◆ Stated problem ◆
Output every line exactly as written. Leave out pictures.

◆ Dataset extract ◆
-------------------------

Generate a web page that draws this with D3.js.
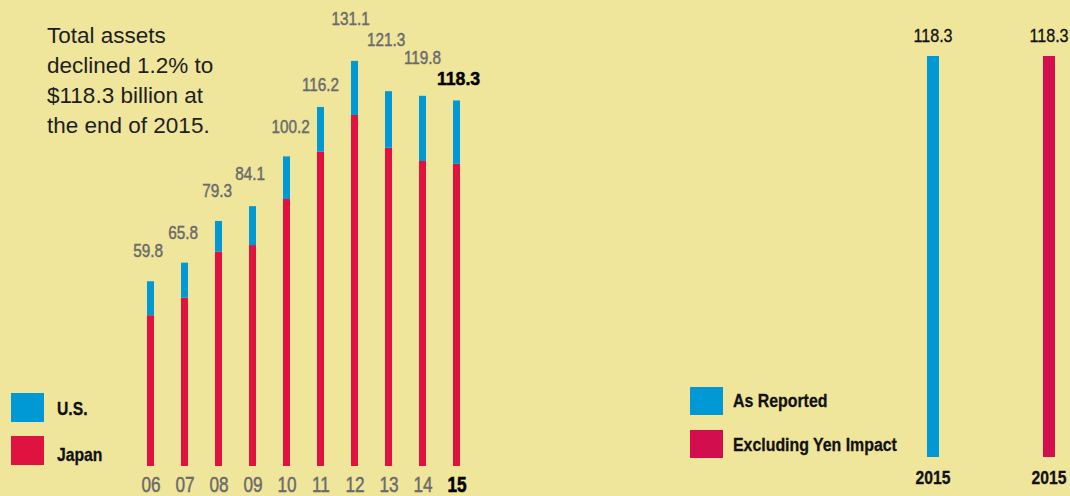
<!DOCTYPE html>
<html>
<head>
<meta charset="utf-8">
<script src="https://cdn.jsdelivr.net/npm/d3@7"></script>
<style>
  html, body { margin: 0; padding: 0; background: #EFE59B; }
  svg { display: block; }
</style>
</head>
<body>
<svg id="chart" width="1070" height="496"></svg>
<script>
// ---- data ----
const years = ["06", "07", "08", "09", "10", "11", "12", "13", "14", "15"];
const totals = [59.8, 65.8, 79.3, 84.1, 100.2, 116.2, 131.1, 121.3, 119.8, 118.3];
const japan = [48.8, 54.5, 69.4, 71.5, 86.4, 101.7, 113.6, 103.0, 98.7, 97.8];
const us = [11.0, 11.3, 9.9, 12.6, 13.8, 14.5, 17.5, 18.3, 21.1, 20.5];
const seriesNames = ["U.S.", "Japan"];
const headline = ["Total assets", "declined 1.2% to", "$118.3 billion at", "the end of 2015."];

const compareNames = ["As Reported", "Excluding Yen Impact"];
const compareValues = [118.3, 118.3];
const compareYears = ["2015", "2015"];

// ---- styling / layout (not data) ----
const BG = "#EFE59B";
const BLUE = "#0099D5";
const RED = "#E0123F";
const RED2 = "#D30E4E";
const GRAY = "#6A6A6A";
const FONT = "'Liberation Sans', Arial, Helvetica, sans-serif";
const SX = 0.85;
const labelLift = [24, 24, 24, 26, 23, 16, 36, 45, 32, 15];
const labelShift = [-2.5, -1.5, -1.5, -2.5, 4, 0, -4, -2.5, 0, 2];

const svg = d3.select("#chart");
svg.append("rect").attr("width", 1070).attr("height", 496).attr("fill", BG);

// condensed text helper: position via transform, squeeze horizontally
function ctext(parent, px, py, str, opts = {}) {
  const fill = opts.fill || "#111";
  return parent.append("text")
    .attr("transform", `translate(${px},${py}) scale(${opts.sx || SX},1)`)
    .attr("font-family", FONT)
    .attr("font-size", opts.size || 18)
    .attr("font-weight", opts.weight || "normal")
    .attr("fill", fill)
    .attr("stroke", opts.stroke ? fill : "none")
    .attr("stroke-width", opts.stroke || 0)
    .attr("text-anchor", opts.anchor || "start")
    .text(str);
}

// ---- left stacked chart ----
const x = d3.scalePoint().domain(years).range([150.5, 456.5]);
const y = d3.scaleLinear().domain([0, 150]).range([466, 2.5]);
const barW = 7;

const rows = years.map((yr, i) => ({ yr, i, japan: japan[i], us: us[i], total: totals[i] }));
const stack = d3.stack().keys(["japan", "us"])(rows);
const colorOf = { japan: RED, us: BLUE };

const gBars = svg.append("g");
stack.forEach(layer => {
  gBars.selectAll(null).data(layer).join("rect")
    .attr("x", d => x(d.data.yr) - barW / 2)
    .attr("width", barW)
    .attr("y", d => y(d[1]))
    .attr("height", d => y(d[0]) - y(d[1]))
    .attr("fill", colorOf[layer.key]);
});

// value labels
const gLab = svg.append("g");
rows.forEach(d => {
  const last = d.i === years.length - 1;
  ctext(gLab, x(d.yr) + labelShift[d.i], y(d.total) - labelLift[d.i], d3.format(".1f")(d.total), {
    size: last ? 19 : 18,
    sx: last ? 0.93 : SX,
    weight: last ? "bold" : "normal",
    fill: last ? "#000" : GRAY,
    stroke: last ? 0.5 : 0.45,
    anchor: "middle"
  });
});

// x axis
const xAxis = d3.axisBottom(x).tickSize(0).tickPadding(0);
const gx = svg.append("g").attr("transform", "translate(0,492)").call(xAxis);
gx.select(".domain").remove();
gx.attr("font-family", null).attr("font-size", null);
gx.selectAll("text")
  .attr("dy", null)
  .attr("y", 0)
  .attr("transform", "scale(0.8,1)")
  .attr("font-family", FONT)
  .attr("font-size", 21.5)
  .attr("fill", (d, i) => i === years.length - 1 ? "#000" : GRAY)
  .attr("stroke", (d, i) => i === years.length - 1 ? "#000" : GRAY)
  .attr("stroke-width", (d, i) => i === years.length - 1 ? 0.6 : 0.45)
  .attr("font-weight", (d, i) => i === years.length - 1 ? "bold" : "normal");

// headline text
const ht = svg.append("text")
  .attr("font-family", FONT)
  .attr("font-size", 22.5)
  .attr("fill", "#1E1E1E");
headline.forEach((line, i) => {
  ht.append("tspan").attr("x", 47).attr("y", 43 + i * 30).text(line);
});

// left legend
const legL = svg.append("g");
[[BLUE, seriesNames[0], 393, 415], [RED, seriesNames[1], 436, 461]].forEach(([c, t, ry, ty]) => {
  legL.append("rect").attr("x", 11).attr("y", ry).attr("width", 33).attr("height", 29).attr("fill", c);
  ctext(legL, 57, ty, t, { size: 18.5, weight: "bold", fill: "#111", stroke: 0.3 });
});

// ---- right comparison chart ----
const x2 = d3.scalePoint().domain(compareNames).range([933, 1049]);
const y2 = d3.scaleLinear().domain([0, 118.3]).range([457, 56]);
const bar2W = 12;
const cmp = compareNames.map((n, i) => ({ n, v: compareValues[i], yr: compareYears[i], c: i === 0 ? BLUE : RED2 }));

svg.append("g").selectAll("rect").data(cmp).join("rect")
  .attr("x", d => x2(d.n) - bar2W / 2)
  .attr("width", bar2W)
  .attr("y", d => y2(d.v))
  .attr("height", d => y2(0) - y2(d.v))
  .attr("fill", d => d.c);

const gR = svg.append("g");
cmp.forEach(d => {
  ctext(gR, x2(d.n), 42, d3.format(".1f")(d.v), { size: 19, fill: "#111", anchor: "middle", stroke: 0.3 });
  ctext(gR, x2(d.n), 484, d.yr, { size: 18.5, weight: "bold", fill: "#111", anchor: "middle", stroke: 0.3 });
});

// right legend
const legR = svg.append("g");
cmp.forEach((d, i) => {
  const ry = [387, 430][i], ty = [407, 451][i];
  legR.append("rect").attr("x", 690).attr("y", ry).attr("width", 33).attr("height", 28).attr("fill", d.c);
  ctext(legR, 733, ty, d.n, { size: 18.7, weight: "bold", fill: "#111", stroke: 0.3 });
});
</script>
</body>
</html>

-------------------------

◆ Answer to the problem ◆
Generate a web page that draws this with D3.js.
<!DOCTYPE html>
<html>
<head>
<meta charset="utf-8">
<script src="https://cdn.jsdelivr.net/npm/d3@7"></script>
<style>
  html, body { margin: 0; padding: 0; background: #EFE59B; }
  svg { display: block; }
</style>
</head>
<body>
<svg id="chart" width="1070" height="496"></svg>
<script>
// ---- data ----
const years = ["06", "07", "08", "09", "10", "11", "12", "13", "14", "15"];
const totals = [59.8, 65.8, 79.3, 84.1, 100.2, 116.2, 131.1, 121.3, 119.8, 118.3];
const japan = [48.8, 54.5, 69.4, 71.5, 86.4, 101.7, 113.6, 103.0, 98.7, 97.8];
const us = [11.0, 11.3, 9.9, 12.6, 13.8, 14.5, 17.5, 18.3, 21.1, 20.5];
const seriesNames = ["U.S.", "Japan"];
const headline = ["Total assets", "declined 1.2% to", "$118.3 billion at", "the end of 2015."];

const compareNames = ["As Reported", "Excluding Yen Impact"];
const compareValues = [118.3, 118.3];
const compareYears = ["2015", "2015"];

// ---- styling / layout (not data) ----
const BG = "#EFE59B";
const BLUE = "#0099D5";
const RED = "#E0123F";
const RED2 = "#D30E4E";
const GRAY = "#6A6A6A";
const FONT = "'Liberation Sans', Arial, Helvetica, sans-serif";
const SX = 0.85;
const labelLift = [24, 24, 24, 26, 23, 16, 36, 45, 32, 15];
const labelShift = [-2.5, -1.5, -1.5, -2.5, 4, 0, -4, -2.5, 0, 2];

const svg = d3.select("#chart");
svg.append("rect").attr("width", 1070).attr("height", 496).attr("fill", BG);

// condensed text helper: position via transform, squeeze horizontally
function ctext(parent, px, py, str, opts = {}) {
  const fill = opts.fill || "#111";
  return parent.append("text")
    .attr("transform", `translate(${px},${py}) scale(${opts.sx || SX},1)`)
    .attr("font-family", FONT)
    .attr("font-size", opts.size || 18)
    .attr("font-weight", opts.weight || "normal")
    .attr("fill", fill)
    .attr("stroke", opts.stroke ? fill : "none")
    .attr("stroke-width", opts.stroke || 0)
    .attr("text-anchor", opts.anchor || "start")
    .text(str);
}

// ---- left stacked chart ----
const x = d3.scalePoint().domain(years).range([150.5, 456.5]);
const y = d3.scaleLinear().domain([0, 150]).range([466, 2.5]);
const barW = 7;

const rows = years.map((yr, i) => ({ yr, i, japan: japan[i], us: us[i], total: totals[i] }));
const stack = d3.stack().keys(["japan", "us"])(rows);
const colorOf = { japan: RED, us: BLUE };

const gBars = svg.append("g");
stack.forEach(layer => {
  gBars.selectAll(null).data(layer).join("rect")
    .attr("x", d => x(d.data.yr) - barW / 2)
    .attr("width", barW)
    .attr("y", d => y(d[1]))
    .attr("height", d => y(d[0]) - y(d[1]))
    .attr("fill", colorOf[layer.key]);
});

// value labels
const gLab = svg.append("g");
rows.forEach(d => {
  const last = d.i === years.length - 1;
  ctext(gLab, x(d.yr) + labelShift[d.i], y(d.total) - labelLift[d.i], d3.format(".1f")(d.total), {
    size: last ? 19 : 18,
    sx: last ? 0.93 : SX,
    weight: last ? "bold" : "normal",
    fill: last ? "#000" : GRAY,
    stroke: last ? 0.5 : 0.45,
    anchor: "middle"
  });
});

// x axis
const xAxis = d3.axisBottom(x).tickSize(0).tickPadding(0);
const gx = svg.append("g").attr("transform", "translate(0,492)").call(xAxis);
gx.select(".domain").remove();
gx.attr("font-family", null).attr("font-size", null);
gx.selectAll("text")
  .attr("dy", null)
  .attr("y", 0)
  .attr("transform", "scale(0.8,1)")
  .attr("font-family", FONT)
  .attr("font-size", 21.5)
  .attr("fill", (d, i) => i === years.length - 1 ? "#000" : GRAY)
  .attr("stroke", (d, i) => i === years.length - 1 ? "#000" : GRAY)
  .attr("stroke-width", (d, i) => i === years.length - 1 ? 0.6 : 0.45)
  .attr("font-weight", (d, i) => i === years.length - 1 ? "bold" : "normal");

// headline text
const ht = svg.append("text")
  .attr("font-family", FONT)
  .attr("font-size", 22.5)
  .attr("fill", "#1E1E1E");
headline.forEach((line, i) => {
  ht.append("tspan").attr("x", 47).attr("y", 43 + i * 30).text(line);
});

// left legend
const legL = svg.append("g");
[[BLUE, seriesNames[0], 393, 415], [RED, seriesNames[1], 436, 461]].forEach(([c, t, ry, ty]) => {
  legL.append("rect").attr("x", 11).attr("y", ry).attr("width", 33).attr("height", 29).attr("fill", c);
  ctext(legL, 57, ty, t, { size: 18.5, weight: "bold", fill: "#111", stroke: 0.3 });
});

// ---- right comparison chart ----
const x2 = d3.scalePoint().domain(compareNames).range([933, 1049]);
const y2 = d3.scaleLinear().domain([0, 118.3]).range([457, 56]);
const bar2W = 12;
const cmp = compareNames.map((n, i) => ({ n, v: compareValues[i], yr: compareYears[i], c: i === 0 ? BLUE : RED2 }));

svg.append("g").selectAll("rect").data(cmp).join("rect")
  .attr("x", d => x2(d.n) - bar2W / 2)
  .attr("width", bar2W)
  .attr("y", d => y2(d.v))
  .attr("height", d => y2(0) - y2(d.v))
  .attr("fill", d => d.c);

const gR = svg.append("g");
cmp.forEach(d => {
  ctext(gR, x2(d.n), 42, d3.format(".1f")(d.v), { size: 19, fill: "#111", anchor: "middle", stroke: 0.3 });
  ctext(gR, x2(d.n), 484, d.yr, { size: 18.5, weight: "bold", fill: "#111", anchor: "middle", stroke: 0.3 });
});

// right legend
const legR = svg.append("g");
cmp.forEach((d, i) => {
  const ry = [387, 430][i], ty = [407, 451][i];
  legR.append("rect").attr("x", 690).attr("y", ry).attr("width", 33).attr("height", 28).attr("fill", d.c);
  ctext(legR, 733, ty, d.n, { size: 18.7, weight: "bold", fill: "#111", stroke: 0.3 });
});
</script>
</body>
</html>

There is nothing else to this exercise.